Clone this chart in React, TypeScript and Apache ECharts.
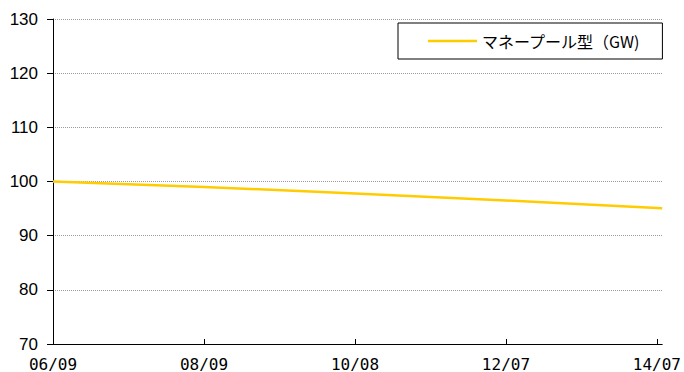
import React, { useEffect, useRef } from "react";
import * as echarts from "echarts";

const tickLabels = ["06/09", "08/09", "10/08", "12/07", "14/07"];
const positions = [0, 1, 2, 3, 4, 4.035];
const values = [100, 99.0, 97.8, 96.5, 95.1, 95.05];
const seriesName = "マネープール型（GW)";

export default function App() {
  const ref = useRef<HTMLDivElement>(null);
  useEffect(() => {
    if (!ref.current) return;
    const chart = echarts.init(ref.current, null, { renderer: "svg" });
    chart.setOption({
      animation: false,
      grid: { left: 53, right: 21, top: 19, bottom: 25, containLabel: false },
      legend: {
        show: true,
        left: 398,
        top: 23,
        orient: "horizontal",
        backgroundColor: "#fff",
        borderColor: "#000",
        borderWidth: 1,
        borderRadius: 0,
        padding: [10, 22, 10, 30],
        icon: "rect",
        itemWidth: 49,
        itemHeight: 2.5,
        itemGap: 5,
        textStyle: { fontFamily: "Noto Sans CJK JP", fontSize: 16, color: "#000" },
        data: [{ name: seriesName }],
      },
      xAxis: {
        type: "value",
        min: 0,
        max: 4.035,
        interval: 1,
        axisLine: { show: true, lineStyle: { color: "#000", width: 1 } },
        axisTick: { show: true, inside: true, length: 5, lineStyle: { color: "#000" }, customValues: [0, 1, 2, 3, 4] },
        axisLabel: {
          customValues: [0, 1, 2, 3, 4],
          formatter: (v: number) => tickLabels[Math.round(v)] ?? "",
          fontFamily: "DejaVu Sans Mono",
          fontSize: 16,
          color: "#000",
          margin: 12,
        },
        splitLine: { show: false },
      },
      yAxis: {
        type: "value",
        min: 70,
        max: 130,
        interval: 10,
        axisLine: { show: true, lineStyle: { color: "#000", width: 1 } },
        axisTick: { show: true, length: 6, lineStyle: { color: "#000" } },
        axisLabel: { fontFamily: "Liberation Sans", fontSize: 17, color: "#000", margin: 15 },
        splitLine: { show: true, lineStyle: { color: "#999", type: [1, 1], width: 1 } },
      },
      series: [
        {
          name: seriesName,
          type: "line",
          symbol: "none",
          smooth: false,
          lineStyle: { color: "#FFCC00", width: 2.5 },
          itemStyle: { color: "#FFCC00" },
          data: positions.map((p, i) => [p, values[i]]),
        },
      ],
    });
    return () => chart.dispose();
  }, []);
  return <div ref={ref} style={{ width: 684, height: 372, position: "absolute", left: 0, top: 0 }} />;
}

*****

Scan the lines for the string "React". Copy out each line that matches.

Clone this chart in React, TypeScript and Apache ECharts.
import React, { useEffect, useRef } from "react";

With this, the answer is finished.